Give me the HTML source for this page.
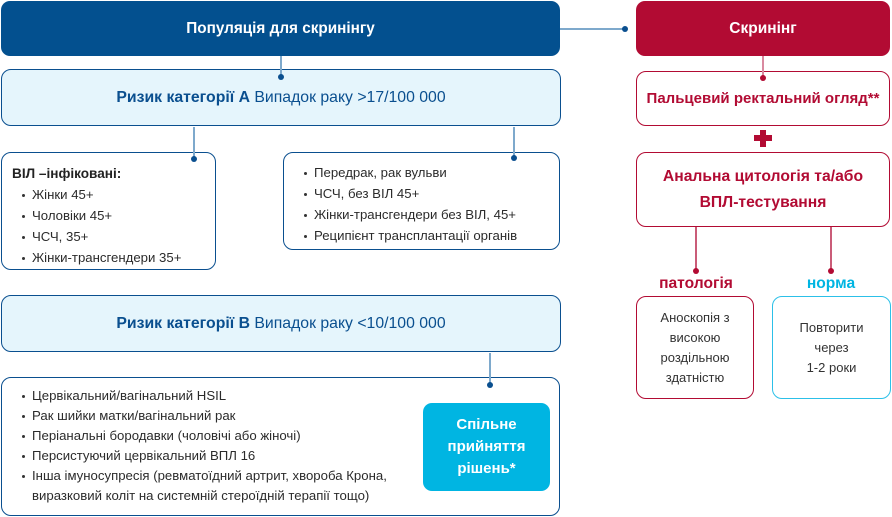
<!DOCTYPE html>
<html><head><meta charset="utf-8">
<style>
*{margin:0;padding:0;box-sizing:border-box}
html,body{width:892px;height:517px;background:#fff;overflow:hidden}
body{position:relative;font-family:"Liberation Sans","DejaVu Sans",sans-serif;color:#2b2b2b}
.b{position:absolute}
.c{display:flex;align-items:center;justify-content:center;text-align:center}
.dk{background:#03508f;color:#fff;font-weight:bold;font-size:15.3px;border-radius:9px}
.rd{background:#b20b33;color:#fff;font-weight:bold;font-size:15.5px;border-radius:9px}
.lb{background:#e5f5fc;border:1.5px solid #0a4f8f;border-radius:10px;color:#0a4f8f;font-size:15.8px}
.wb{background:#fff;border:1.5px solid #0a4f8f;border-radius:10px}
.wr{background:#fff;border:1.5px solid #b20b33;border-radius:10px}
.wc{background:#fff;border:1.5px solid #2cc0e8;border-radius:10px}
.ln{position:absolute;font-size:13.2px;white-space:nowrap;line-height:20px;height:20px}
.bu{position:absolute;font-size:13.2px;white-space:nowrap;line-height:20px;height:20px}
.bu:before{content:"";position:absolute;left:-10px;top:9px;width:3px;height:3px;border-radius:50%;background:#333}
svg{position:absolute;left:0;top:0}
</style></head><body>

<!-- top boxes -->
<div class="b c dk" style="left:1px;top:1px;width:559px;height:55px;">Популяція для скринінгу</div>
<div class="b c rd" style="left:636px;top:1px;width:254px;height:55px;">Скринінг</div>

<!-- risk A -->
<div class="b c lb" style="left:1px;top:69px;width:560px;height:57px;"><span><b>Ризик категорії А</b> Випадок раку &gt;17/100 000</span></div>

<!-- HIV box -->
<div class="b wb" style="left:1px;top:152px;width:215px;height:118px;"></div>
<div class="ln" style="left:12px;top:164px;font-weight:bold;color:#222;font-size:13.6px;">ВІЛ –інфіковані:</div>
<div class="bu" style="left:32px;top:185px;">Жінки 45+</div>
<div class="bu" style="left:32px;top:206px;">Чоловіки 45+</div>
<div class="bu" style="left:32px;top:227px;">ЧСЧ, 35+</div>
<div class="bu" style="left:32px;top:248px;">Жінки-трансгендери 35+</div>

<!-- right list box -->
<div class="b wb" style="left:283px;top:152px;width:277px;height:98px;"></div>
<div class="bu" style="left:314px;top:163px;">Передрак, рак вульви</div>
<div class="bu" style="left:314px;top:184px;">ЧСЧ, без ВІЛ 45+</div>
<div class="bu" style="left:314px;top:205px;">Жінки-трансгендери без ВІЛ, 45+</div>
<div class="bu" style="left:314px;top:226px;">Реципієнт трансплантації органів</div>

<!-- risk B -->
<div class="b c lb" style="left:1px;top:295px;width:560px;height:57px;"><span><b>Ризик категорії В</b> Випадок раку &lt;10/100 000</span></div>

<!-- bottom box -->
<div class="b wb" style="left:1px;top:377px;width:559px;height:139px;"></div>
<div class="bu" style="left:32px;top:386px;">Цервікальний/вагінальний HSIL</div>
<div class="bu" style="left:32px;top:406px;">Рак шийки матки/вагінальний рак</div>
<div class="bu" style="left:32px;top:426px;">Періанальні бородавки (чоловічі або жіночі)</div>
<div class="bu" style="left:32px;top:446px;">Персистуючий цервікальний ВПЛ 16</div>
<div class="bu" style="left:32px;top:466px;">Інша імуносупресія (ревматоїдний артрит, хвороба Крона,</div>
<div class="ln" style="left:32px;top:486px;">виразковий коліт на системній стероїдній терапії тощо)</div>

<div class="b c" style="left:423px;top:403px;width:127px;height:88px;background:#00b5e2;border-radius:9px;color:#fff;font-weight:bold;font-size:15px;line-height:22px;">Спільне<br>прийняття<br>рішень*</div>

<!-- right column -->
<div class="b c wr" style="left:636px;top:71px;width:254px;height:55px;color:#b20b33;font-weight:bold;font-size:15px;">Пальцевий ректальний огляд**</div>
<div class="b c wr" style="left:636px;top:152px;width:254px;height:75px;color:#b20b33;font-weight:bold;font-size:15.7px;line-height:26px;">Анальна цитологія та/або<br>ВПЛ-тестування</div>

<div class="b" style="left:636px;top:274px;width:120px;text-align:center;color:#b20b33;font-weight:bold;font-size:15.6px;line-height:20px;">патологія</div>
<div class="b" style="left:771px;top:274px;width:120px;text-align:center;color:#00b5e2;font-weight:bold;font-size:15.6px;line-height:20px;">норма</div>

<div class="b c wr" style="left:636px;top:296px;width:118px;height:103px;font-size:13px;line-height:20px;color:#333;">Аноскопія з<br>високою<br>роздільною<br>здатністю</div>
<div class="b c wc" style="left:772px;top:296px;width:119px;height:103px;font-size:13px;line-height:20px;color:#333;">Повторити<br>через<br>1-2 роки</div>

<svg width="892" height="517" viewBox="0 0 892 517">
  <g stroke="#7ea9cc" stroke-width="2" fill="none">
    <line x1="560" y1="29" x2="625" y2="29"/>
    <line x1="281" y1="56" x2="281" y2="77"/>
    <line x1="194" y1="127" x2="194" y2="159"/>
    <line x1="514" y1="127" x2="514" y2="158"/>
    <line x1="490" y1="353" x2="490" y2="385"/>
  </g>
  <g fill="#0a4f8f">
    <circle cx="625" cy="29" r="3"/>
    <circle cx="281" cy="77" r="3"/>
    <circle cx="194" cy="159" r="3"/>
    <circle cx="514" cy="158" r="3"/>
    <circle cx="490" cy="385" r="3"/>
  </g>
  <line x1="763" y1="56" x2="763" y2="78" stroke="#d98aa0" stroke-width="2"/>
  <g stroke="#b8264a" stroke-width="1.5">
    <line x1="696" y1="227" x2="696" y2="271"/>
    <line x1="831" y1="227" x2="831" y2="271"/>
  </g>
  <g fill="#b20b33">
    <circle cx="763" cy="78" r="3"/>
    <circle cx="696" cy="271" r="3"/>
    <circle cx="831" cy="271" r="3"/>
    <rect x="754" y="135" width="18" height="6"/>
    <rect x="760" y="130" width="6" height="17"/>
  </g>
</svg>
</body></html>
☆ ☆ ☆ ☆ ☆
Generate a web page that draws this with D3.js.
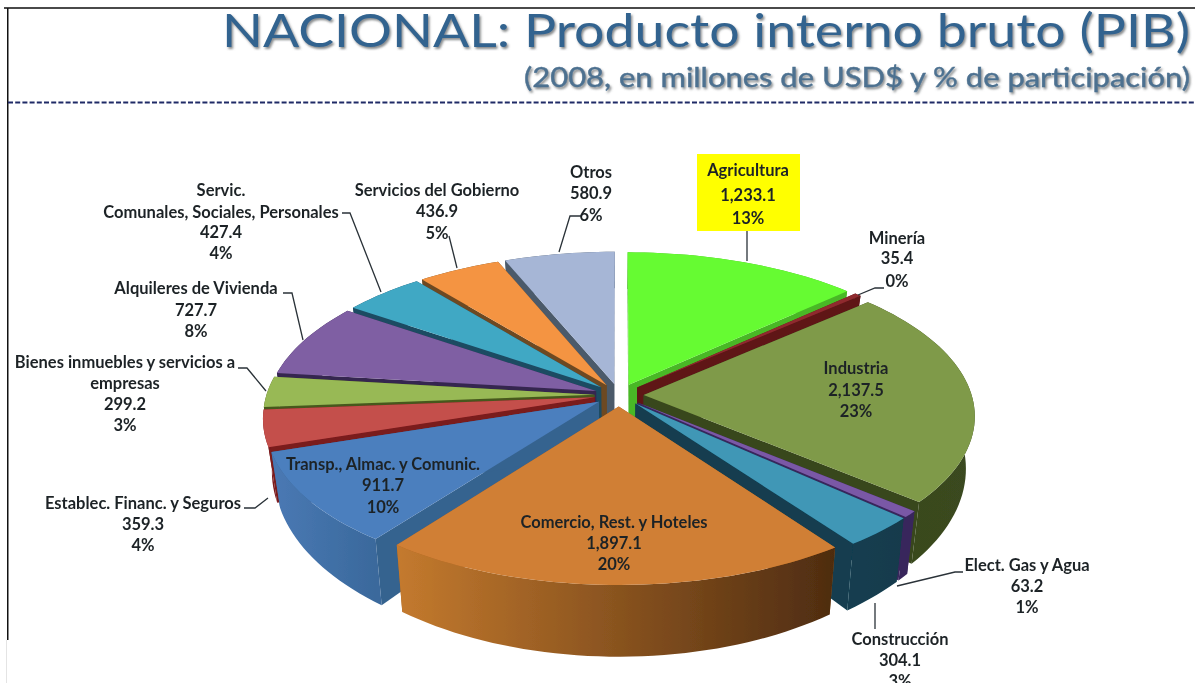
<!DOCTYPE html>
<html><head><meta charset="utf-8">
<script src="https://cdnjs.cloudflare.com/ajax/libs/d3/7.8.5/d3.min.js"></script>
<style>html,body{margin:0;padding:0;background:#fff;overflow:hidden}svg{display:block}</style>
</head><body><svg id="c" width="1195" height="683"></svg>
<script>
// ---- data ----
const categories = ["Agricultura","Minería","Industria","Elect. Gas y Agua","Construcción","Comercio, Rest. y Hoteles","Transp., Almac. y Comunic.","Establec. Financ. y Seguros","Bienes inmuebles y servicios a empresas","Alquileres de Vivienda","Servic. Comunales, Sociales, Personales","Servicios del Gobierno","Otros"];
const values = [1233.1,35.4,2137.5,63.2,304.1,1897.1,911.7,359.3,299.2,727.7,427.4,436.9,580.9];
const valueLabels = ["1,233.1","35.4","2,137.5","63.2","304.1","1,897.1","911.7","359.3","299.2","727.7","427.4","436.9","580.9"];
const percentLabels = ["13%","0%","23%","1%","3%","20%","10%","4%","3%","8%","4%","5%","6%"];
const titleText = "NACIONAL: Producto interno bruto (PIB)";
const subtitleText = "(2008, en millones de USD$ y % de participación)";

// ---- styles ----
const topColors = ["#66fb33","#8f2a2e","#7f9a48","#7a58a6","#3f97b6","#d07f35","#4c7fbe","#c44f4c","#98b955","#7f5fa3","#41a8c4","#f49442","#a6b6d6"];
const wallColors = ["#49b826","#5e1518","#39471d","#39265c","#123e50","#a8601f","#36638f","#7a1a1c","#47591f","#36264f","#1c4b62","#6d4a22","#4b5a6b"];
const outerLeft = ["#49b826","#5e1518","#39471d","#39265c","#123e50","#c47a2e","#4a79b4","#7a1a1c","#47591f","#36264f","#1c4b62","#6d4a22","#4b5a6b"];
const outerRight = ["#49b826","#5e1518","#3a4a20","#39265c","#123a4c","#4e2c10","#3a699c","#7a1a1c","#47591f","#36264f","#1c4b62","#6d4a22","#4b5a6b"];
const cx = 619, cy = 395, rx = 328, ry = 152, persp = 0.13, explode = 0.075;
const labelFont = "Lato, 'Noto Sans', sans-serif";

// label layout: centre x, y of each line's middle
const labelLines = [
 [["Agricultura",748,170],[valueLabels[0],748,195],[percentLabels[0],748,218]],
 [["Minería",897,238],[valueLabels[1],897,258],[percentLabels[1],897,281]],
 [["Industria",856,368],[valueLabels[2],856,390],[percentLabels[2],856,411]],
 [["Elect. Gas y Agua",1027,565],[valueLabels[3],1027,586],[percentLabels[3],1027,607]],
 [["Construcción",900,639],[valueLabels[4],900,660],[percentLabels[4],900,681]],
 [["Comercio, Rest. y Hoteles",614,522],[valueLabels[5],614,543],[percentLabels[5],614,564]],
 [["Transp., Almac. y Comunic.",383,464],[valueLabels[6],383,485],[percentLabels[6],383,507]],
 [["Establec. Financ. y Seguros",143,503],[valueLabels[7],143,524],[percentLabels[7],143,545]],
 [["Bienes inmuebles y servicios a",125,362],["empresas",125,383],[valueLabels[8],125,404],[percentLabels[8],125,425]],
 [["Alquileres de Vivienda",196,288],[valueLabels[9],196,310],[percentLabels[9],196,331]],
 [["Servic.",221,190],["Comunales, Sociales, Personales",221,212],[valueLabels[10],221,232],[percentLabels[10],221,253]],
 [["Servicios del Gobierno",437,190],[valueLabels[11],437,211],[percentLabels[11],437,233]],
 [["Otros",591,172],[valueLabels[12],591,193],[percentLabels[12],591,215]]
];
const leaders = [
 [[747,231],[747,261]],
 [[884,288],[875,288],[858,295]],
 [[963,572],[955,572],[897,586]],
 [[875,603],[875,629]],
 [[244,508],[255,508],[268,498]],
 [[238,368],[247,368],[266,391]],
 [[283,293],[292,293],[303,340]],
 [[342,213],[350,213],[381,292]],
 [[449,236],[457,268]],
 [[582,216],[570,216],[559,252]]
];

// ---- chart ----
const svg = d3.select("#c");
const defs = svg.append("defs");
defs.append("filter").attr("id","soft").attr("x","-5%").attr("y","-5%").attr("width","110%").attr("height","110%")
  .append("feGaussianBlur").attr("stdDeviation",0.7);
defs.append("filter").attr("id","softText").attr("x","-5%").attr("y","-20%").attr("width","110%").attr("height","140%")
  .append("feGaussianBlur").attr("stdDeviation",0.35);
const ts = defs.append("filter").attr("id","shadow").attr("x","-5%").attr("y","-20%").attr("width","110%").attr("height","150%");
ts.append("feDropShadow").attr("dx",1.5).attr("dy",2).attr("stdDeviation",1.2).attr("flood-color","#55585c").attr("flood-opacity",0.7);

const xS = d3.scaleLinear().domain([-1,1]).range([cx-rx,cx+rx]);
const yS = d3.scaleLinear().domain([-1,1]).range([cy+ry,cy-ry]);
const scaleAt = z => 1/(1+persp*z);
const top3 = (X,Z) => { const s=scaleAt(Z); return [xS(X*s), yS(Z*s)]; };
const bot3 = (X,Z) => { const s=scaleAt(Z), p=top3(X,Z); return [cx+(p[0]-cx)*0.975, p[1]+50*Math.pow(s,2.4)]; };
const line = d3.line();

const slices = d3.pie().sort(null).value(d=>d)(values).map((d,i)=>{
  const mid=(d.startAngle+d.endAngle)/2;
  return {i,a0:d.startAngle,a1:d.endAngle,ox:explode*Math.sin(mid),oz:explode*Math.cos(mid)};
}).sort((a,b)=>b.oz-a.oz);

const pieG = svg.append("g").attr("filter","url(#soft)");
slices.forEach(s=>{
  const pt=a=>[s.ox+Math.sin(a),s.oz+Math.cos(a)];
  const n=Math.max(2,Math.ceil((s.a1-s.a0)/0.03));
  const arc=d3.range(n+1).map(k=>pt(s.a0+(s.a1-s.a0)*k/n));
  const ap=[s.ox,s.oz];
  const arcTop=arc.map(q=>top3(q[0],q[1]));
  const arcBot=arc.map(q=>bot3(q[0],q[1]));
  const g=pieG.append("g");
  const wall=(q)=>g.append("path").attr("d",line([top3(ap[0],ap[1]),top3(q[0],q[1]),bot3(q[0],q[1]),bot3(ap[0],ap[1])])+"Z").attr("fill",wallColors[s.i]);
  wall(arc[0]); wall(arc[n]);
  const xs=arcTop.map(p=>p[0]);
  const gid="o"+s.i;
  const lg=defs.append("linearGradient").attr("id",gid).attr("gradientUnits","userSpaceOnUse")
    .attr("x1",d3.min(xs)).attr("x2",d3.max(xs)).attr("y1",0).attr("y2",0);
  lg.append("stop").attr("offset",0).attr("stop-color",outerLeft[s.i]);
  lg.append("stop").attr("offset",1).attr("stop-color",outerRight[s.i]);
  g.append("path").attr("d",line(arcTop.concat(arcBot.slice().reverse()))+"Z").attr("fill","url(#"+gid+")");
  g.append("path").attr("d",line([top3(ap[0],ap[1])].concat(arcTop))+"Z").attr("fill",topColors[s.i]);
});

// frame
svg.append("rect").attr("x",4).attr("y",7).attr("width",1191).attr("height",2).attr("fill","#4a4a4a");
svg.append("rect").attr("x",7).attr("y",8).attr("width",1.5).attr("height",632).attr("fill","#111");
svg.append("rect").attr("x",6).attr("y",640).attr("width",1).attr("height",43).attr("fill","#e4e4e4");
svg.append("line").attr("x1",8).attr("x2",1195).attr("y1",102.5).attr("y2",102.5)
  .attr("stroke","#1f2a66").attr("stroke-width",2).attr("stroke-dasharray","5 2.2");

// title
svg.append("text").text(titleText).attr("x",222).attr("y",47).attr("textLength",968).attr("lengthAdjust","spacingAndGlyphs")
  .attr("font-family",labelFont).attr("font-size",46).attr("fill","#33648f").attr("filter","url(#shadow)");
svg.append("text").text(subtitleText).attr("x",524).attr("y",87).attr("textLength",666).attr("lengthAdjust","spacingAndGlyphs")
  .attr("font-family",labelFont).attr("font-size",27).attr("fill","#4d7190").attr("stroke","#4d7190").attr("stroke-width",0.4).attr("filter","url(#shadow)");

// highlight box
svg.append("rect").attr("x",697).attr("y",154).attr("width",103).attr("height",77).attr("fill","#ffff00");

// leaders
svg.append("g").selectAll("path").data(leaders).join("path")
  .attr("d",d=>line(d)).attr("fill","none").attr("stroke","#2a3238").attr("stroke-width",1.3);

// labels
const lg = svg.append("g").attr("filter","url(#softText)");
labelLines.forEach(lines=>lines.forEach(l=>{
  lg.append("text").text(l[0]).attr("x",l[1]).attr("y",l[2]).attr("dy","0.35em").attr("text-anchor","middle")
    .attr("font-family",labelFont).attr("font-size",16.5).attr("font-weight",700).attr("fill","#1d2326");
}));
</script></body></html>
☆ ☆ ☆ ☆ ☆
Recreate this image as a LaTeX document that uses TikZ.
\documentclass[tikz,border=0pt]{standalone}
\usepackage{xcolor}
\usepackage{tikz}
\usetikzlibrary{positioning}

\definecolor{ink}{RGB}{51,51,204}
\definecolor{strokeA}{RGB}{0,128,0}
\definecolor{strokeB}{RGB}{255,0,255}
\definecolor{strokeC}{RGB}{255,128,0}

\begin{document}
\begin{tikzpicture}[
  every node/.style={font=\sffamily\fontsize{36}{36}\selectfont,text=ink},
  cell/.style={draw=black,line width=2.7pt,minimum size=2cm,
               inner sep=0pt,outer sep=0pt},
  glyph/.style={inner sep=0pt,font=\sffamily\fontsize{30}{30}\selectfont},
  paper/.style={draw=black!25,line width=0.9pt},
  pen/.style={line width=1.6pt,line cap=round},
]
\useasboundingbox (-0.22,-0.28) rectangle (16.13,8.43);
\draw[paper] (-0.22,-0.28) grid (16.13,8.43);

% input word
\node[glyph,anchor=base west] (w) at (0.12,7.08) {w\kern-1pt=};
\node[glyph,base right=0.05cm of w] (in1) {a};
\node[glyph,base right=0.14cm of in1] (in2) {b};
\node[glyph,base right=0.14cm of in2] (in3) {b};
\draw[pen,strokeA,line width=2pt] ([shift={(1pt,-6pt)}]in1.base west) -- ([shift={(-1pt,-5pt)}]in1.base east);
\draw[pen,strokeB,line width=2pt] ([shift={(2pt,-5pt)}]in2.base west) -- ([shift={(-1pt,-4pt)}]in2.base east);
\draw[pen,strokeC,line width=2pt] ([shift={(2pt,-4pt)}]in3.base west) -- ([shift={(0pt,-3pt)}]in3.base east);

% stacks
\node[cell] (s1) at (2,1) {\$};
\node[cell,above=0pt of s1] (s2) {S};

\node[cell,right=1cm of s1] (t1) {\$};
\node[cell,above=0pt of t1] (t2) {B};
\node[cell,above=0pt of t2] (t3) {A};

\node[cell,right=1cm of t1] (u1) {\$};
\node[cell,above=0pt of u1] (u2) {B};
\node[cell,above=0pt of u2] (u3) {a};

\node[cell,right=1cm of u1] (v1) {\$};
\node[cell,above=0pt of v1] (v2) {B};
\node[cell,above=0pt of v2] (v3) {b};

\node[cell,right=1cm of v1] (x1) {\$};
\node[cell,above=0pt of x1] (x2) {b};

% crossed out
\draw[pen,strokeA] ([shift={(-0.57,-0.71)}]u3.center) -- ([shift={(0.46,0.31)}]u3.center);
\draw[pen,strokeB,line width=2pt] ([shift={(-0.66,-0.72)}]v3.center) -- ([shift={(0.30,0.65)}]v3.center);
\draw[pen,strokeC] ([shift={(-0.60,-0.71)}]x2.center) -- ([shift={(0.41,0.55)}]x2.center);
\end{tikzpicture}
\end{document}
☆ ☆ ☆ ☆ ☆
● **Directions for this task**
Return nothing but the lines running from the line with "Recreate this image" through the line with "of x1] (x2)", exactly as they appear.

● **Final result**
Recreate this image as a LaTeX document that uses TikZ.
\documentclass[tikz,border=0pt]{standalone}
\usepackage{xcolor}
\usepackage{tikz}
\usetikzlibrary{positioning}

\definecolor{ink}{RGB}{51,51,204}
\definecolor{strokeA}{RGB}{0,128,0}
\definecolor{strokeB}{RGB}{255,0,255}
\definecolor{strokeC}{RGB}{255,128,0}

\begin{document}
\begin{tikzpicture}[
  every node/.style={font=\sffamily\fontsize{36}{36}\selectfont,text=ink},
  cell/.style={draw=black,line width=2.7pt,minimum size=2cm,
               inner sep=0pt,outer sep=0pt},
  glyph/.style={inner sep=0pt,font=\sffamily\fontsize{30}{30}\selectfont},
  paper/.style={draw=black!25,line width=0.9pt},
  pen/.style={line width=1.6pt,line cap=round},
]
\useasboundingbox (-0.22,-0.28) rectangle (16.13,8.43);
\draw[paper] (-0.22,-0.28) grid (16.13,8.43);

% input word
\node[glyph,anchor=base west] (w) at (0.12,7.08) {w\kern-1pt=};
\node[glyph,base right=0.05cm of w] (in1) {a};
\node[glyph,base right=0.14cm of in1] (in2) {b};
\node[glyph,base right=0.14cm of in2] (in3) {b};
\draw[pen,strokeA,line width=2pt] ([shift={(1pt,-6pt)}]in1.base west) -- ([shift={(-1pt,-5pt)}]in1.base east);
\draw[pen,strokeB,line width=2pt] ([shift={(2pt,-5pt)}]in2.base west) -- ([shift={(-1pt,-4pt)}]in2.base east);
\draw[pen,strokeC,line width=2pt] ([shift={(2pt,-4pt)}]in3.base west) -- ([shift={(0pt,-3pt)}]in3.base east);

% stacks
\node[cell] (s1) at (2,1) {\$};
\node[cell,above=0pt of s1] (s2) {S};

\node[cell,right=1cm of s1] (t1) {\$};
\node[cell,above=0pt of t1] (t2) {B};
\node[cell,above=0pt of t2] (t3) {A};

\node[cell,right=1cm of t1] (u1) {\$};
\node[cell,above=0pt of u1] (u2) {B};
\node[cell,above=0pt of u2] (u3) {a};

\node[cell,right=1cm of u1] (v1) {\$};
\node[cell,above=0pt of v1] (v2) {B};
\node[cell,above=0pt of v2] (v3) {b};

\node[cell,right=1cm of v1] (x1) {\$};
\node[cell,above=0pt of x1] (x2) {b};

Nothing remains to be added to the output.